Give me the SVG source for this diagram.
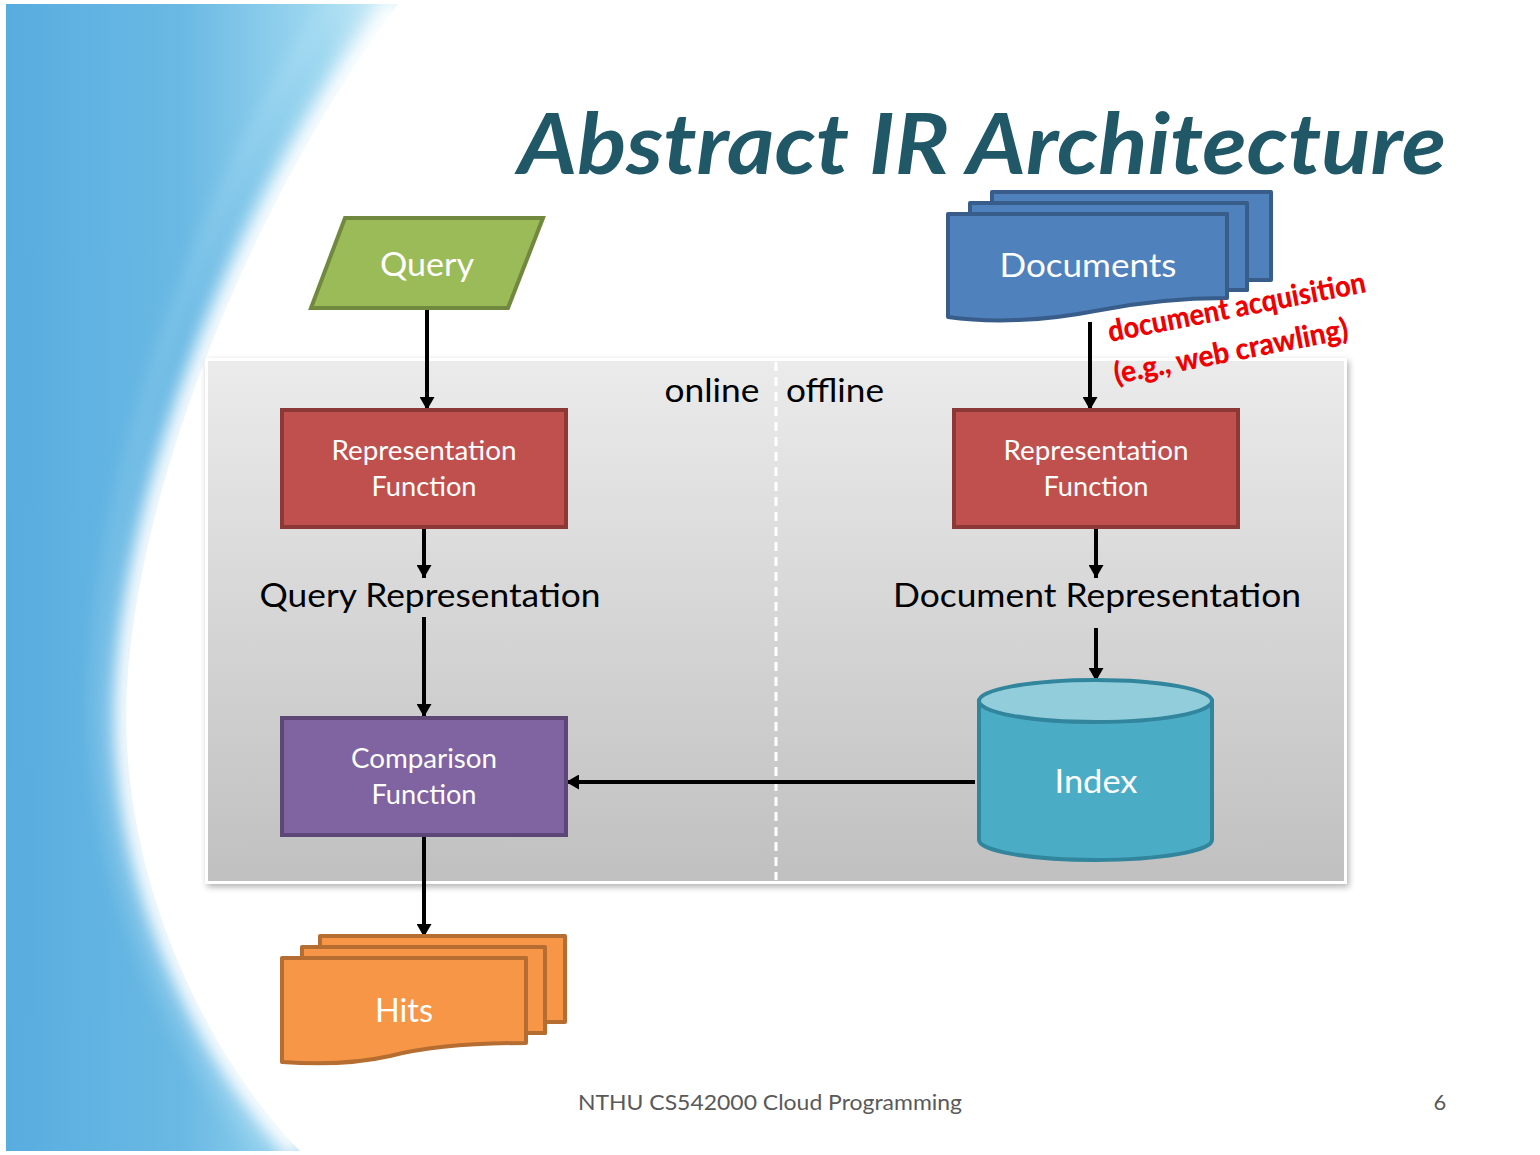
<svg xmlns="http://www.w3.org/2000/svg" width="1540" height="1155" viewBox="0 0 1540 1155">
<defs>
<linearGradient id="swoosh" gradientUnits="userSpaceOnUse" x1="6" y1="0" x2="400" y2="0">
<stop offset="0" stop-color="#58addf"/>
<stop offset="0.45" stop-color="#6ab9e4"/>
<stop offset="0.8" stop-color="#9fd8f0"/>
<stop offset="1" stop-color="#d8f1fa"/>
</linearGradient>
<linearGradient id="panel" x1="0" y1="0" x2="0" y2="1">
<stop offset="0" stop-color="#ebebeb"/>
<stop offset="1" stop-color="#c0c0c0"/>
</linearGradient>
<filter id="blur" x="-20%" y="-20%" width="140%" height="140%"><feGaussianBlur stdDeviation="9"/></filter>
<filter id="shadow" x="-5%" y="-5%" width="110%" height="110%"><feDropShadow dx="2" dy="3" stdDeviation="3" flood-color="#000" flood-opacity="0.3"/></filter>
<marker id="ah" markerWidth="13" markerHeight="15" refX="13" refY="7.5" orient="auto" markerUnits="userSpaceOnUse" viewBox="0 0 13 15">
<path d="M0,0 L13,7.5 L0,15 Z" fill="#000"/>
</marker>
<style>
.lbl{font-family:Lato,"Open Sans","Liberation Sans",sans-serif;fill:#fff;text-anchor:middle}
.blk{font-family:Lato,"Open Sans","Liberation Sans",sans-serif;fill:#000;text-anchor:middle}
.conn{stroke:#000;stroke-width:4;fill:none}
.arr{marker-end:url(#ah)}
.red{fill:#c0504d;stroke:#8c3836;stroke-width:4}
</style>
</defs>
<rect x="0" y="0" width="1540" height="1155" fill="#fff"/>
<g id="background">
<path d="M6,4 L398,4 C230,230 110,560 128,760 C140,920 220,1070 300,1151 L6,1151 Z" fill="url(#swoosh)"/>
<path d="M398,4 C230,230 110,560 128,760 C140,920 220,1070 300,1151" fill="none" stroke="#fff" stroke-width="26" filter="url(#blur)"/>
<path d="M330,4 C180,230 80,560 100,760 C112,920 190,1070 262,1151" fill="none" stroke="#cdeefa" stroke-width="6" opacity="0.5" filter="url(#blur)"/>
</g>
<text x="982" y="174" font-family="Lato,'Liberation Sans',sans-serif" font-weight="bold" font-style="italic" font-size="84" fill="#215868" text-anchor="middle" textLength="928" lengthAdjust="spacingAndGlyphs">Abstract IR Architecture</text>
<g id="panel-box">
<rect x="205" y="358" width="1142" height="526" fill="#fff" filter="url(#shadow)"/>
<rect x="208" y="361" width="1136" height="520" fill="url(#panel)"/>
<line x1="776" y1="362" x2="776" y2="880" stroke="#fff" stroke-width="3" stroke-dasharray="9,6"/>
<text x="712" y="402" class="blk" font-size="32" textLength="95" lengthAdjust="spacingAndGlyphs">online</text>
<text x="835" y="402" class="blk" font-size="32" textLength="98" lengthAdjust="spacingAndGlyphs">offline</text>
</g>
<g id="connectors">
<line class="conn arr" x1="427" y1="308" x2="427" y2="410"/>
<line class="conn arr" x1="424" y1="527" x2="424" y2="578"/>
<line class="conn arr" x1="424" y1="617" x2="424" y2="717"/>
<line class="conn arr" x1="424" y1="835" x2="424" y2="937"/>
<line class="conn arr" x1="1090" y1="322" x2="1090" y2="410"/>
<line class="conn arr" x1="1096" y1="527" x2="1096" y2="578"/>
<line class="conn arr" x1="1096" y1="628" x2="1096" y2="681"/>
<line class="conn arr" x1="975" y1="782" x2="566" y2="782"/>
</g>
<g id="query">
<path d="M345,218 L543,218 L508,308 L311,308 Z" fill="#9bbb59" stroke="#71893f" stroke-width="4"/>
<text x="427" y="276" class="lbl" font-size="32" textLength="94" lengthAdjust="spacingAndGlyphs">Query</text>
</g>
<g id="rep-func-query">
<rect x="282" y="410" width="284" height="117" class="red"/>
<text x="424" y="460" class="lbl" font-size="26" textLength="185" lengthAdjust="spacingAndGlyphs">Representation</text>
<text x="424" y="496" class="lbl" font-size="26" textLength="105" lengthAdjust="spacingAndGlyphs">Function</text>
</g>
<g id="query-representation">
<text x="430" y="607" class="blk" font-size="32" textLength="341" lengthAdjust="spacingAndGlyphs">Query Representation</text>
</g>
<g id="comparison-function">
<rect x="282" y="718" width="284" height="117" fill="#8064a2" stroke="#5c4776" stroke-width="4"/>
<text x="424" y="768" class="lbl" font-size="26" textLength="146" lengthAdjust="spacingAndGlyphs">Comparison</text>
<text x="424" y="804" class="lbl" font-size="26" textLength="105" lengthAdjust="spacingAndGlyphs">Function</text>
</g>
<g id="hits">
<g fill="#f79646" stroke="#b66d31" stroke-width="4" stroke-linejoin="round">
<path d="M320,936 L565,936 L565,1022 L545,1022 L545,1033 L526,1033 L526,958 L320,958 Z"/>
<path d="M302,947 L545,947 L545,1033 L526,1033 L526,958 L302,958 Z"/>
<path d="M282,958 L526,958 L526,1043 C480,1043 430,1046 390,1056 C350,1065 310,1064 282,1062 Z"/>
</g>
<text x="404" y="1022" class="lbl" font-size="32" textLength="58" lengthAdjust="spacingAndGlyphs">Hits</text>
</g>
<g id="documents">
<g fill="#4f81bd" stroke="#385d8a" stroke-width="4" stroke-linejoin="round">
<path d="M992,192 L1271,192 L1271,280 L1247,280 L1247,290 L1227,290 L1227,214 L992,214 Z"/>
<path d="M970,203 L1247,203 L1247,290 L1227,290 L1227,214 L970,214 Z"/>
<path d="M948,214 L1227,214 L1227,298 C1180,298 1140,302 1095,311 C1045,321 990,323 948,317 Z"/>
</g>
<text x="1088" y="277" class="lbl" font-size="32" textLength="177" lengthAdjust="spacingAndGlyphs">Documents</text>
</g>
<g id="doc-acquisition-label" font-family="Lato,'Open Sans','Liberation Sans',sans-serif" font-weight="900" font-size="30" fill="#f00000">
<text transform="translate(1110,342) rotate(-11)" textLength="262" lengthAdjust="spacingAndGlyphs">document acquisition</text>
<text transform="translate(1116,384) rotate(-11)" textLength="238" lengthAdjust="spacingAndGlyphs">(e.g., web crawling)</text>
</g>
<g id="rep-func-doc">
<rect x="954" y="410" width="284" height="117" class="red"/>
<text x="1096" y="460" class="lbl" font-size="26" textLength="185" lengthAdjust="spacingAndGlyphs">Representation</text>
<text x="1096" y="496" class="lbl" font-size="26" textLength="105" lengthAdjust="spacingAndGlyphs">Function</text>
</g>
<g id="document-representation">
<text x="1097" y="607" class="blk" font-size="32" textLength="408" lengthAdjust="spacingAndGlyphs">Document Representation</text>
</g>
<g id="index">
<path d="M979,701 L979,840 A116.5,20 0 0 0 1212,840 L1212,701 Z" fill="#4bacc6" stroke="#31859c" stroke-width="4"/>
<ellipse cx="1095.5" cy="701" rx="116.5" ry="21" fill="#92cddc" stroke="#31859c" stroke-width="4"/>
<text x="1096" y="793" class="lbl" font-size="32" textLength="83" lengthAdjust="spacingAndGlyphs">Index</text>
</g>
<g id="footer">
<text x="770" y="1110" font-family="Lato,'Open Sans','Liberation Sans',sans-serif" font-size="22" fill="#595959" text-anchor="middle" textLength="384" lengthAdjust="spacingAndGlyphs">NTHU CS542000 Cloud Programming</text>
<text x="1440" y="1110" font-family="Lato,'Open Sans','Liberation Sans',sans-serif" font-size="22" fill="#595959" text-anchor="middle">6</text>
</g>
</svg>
───
▶ GIVEN INSTRUCTION
Transcribe the listing above verbatim. Omit the pictures.

▶ FINISHED TASK
Give me the SVG source for this diagram.
<svg xmlns="http://www.w3.org/2000/svg" width="1540" height="1155" viewBox="0 0 1540 1155">
<defs>
<linearGradient id="swoosh" gradientUnits="userSpaceOnUse" x1="6" y1="0" x2="400" y2="0">
<stop offset="0" stop-color="#58addf"/>
<stop offset="0.45" stop-color="#6ab9e4"/>
<stop offset="0.8" stop-color="#9fd8f0"/>
<stop offset="1" stop-color="#d8f1fa"/>
</linearGradient>
<linearGradient id="panel" x1="0" y1="0" x2="0" y2="1">
<stop offset="0" stop-color="#ebebeb"/>
<stop offset="1" stop-color="#c0c0c0"/>
</linearGradient>
<filter id="blur" x="-20%" y="-20%" width="140%" height="140%"><feGaussianBlur stdDeviation="9"/></filter>
<filter id="shadow" x="-5%" y="-5%" width="110%" height="110%"><feDropShadow dx="2" dy="3" stdDeviation="3" flood-color="#000" flood-opacity="0.3"/></filter>
<marker id="ah" markerWidth="13" markerHeight="15" refX="13" refY="7.5" orient="auto" markerUnits="userSpaceOnUse" viewBox="0 0 13 15">
<path d="M0,0 L13,7.5 L0,15 Z" fill="#000"/>
</marker>
<style>
.lbl{font-family:Lato,"Open Sans","Liberation Sans",sans-serif;fill:#fff;text-anchor:middle}
.blk{font-family:Lato,"Open Sans","Liberation Sans",sans-serif;fill:#000;text-anchor:middle}
.conn{stroke:#000;stroke-width:4;fill:none}
.arr{marker-end:url(#ah)}
.red{fill:#c0504d;stroke:#8c3836;stroke-width:4}
</style>
</defs>
<rect x="0" y="0" width="1540" height="1155" fill="#fff"/>
<g id="background">
<path d="M6,4 L398,4 C230,230 110,560 128,760 C140,920 220,1070 300,1151 L6,1151 Z" fill="url(#swoosh)"/>
<path d="M398,4 C230,230 110,560 128,760 C140,920 220,1070 300,1151" fill="none" stroke="#fff" stroke-width="26" filter="url(#blur)"/>
<path d="M330,4 C180,230 80,560 100,760 C112,920 190,1070 262,1151" fill="none" stroke="#cdeefa" stroke-width="6" opacity="0.5" filter="url(#blur)"/>
</g>
<text x="982" y="174" font-family="Lato,'Liberation Sans',sans-serif" font-weight="bold" font-style="italic" font-size="84" fill="#215868" text-anchor="middle" textLength="928" lengthAdjust="spacingAndGlyphs">Abstract IR Architecture</text>
<g id="panel-box">
<rect x="205" y="358" width="1142" height="526" fill="#fff" filter="url(#shadow)"/>
<rect x="208" y="361" width="1136" height="520" fill="url(#panel)"/>
<line x1="776" y1="362" x2="776" y2="880" stroke="#fff" stroke-width="3" stroke-dasharray="9,6"/>
<text x="712" y="402" class="blk" font-size="32" textLength="95" lengthAdjust="spacingAndGlyphs">online</text>
<text x="835" y="402" class="blk" font-size="32" textLength="98" lengthAdjust="spacingAndGlyphs">offline</text>
</g>
<g id="connectors">
<line class="conn arr" x1="427" y1="308" x2="427" y2="410"/>
<line class="conn arr" x1="424" y1="527" x2="424" y2="578"/>
<line class="conn arr" x1="424" y1="617" x2="424" y2="717"/>
<line class="conn arr" x1="424" y1="835" x2="424" y2="937"/>
<line class="conn arr" x1="1090" y1="322" x2="1090" y2="410"/>
<line class="conn arr" x1="1096" y1="527" x2="1096" y2="578"/>
<line class="conn arr" x1="1096" y1="628" x2="1096" y2="681"/>
<line class="conn arr" x1="975" y1="782" x2="566" y2="782"/>
</g>
<g id="query">
<path d="M345,218 L543,218 L508,308 L311,308 Z" fill="#9bbb59" stroke="#71893f" stroke-width="4"/>
<text x="427" y="276" class="lbl" font-size="32" textLength="94" lengthAdjust="spacingAndGlyphs">Query</text>
</g>
<g id="rep-func-query">
<rect x="282" y="410" width="284" height="117" class="red"/>
<text x="424" y="460" class="lbl" font-size="26" textLength="185" lengthAdjust="spacingAndGlyphs">Representation</text>
<text x="424" y="496" class="lbl" font-size="26" textLength="105" lengthAdjust="spacingAndGlyphs">Function</text>
</g>
<g id="query-representation">
<text x="430" y="607" class="blk" font-size="32" textLength="341" lengthAdjust="spacingAndGlyphs">Query Representation</text>
</g>
<g id="comparison-function">
<rect x="282" y="718" width="284" height="117" fill="#8064a2" stroke="#5c4776" stroke-width="4"/>
<text x="424" y="768" class="lbl" font-size="26" textLength="146" lengthAdjust="spacingAndGlyphs">Comparison</text>
<text x="424" y="804" class="lbl" font-size="26" textLength="105" lengthAdjust="spacingAndGlyphs">Function</text>
</g>
<g id="hits">
<g fill="#f79646" stroke="#b66d31" stroke-width="4" stroke-linejoin="round">
<path d="M320,936 L565,936 L565,1022 L545,1022 L545,1033 L526,1033 L526,958 L320,958 Z"/>
<path d="M302,947 L545,947 L545,1033 L526,1033 L526,958 L302,958 Z"/>
<path d="M282,958 L526,958 L526,1043 C480,1043 430,1046 390,1056 C350,1065 310,1064 282,1062 Z"/>
</g>
<text x="404" y="1022" class="lbl" font-size="32" textLength="58" lengthAdjust="spacingAndGlyphs">Hits</text>
</g>
<g id="documents">
<g fill="#4f81bd" stroke="#385d8a" stroke-width="4" stroke-linejoin="round">
<path d="M992,192 L1271,192 L1271,280 L1247,280 L1247,290 L1227,290 L1227,214 L992,214 Z"/>
<path d="M970,203 L1247,203 L1247,290 L1227,290 L1227,214 L970,214 Z"/>
<path d="M948,214 L1227,214 L1227,298 C1180,298 1140,302 1095,311 C1045,321 990,323 948,317 Z"/>
</g>
<text x="1088" y="277" class="lbl" font-size="32" textLength="177" lengthAdjust="spacingAndGlyphs">Documents</text>
</g>
<g id="doc-acquisition-label" font-family="Lato,'Open Sans','Liberation Sans',sans-serif" font-weight="900" font-size="30" fill="#f00000">
<text transform="translate(1110,342) rotate(-11)" textLength="262" lengthAdjust="spacingAndGlyphs">document acquisition</text>
<text transform="translate(1116,384) rotate(-11)" textLength="238" lengthAdjust="spacingAndGlyphs">(e.g., web crawling)</text>
</g>
<g id="rep-func-doc">
<rect x="954" y="410" width="284" height="117" class="red"/>
<text x="1096" y="460" class="lbl" font-size="26" textLength="185" lengthAdjust="spacingAndGlyphs">Representation</text>
<text x="1096" y="496" class="lbl" font-size="26" textLength="105" lengthAdjust="spacingAndGlyphs">Function</text>
</g>
<g id="document-representation">
<text x="1097" y="607" class="blk" font-size="32" textLength="408" lengthAdjust="spacingAndGlyphs">Document Representation</text>
</g>
<g id="index">
<path d="M979,701 L979,840 A116.5,20 0 0 0 1212,840 L1212,701 Z" fill="#4bacc6" stroke="#31859c" stroke-width="4"/>
<ellipse cx="1095.5" cy="701" rx="116.5" ry="21" fill="#92cddc" stroke="#31859c" stroke-width="4"/>
<text x="1096" y="793" class="lbl" font-size="32" textLength="83" lengthAdjust="spacingAndGlyphs">Index</text>
</g>
<g id="footer">
<text x="770" y="1110" font-family="Lato,'Open Sans','Liberation Sans',sans-serif" font-size="22" fill="#595959" text-anchor="middle" textLength="384" lengthAdjust="spacingAndGlyphs">NTHU CS542000 Cloud Programming</text>
<text x="1440" y="1110" font-family="Lato,'Open Sans','Liberation Sans',sans-serif" font-size="22" fill="#595959" text-anchor="middle">6</text>
</g>
</svg>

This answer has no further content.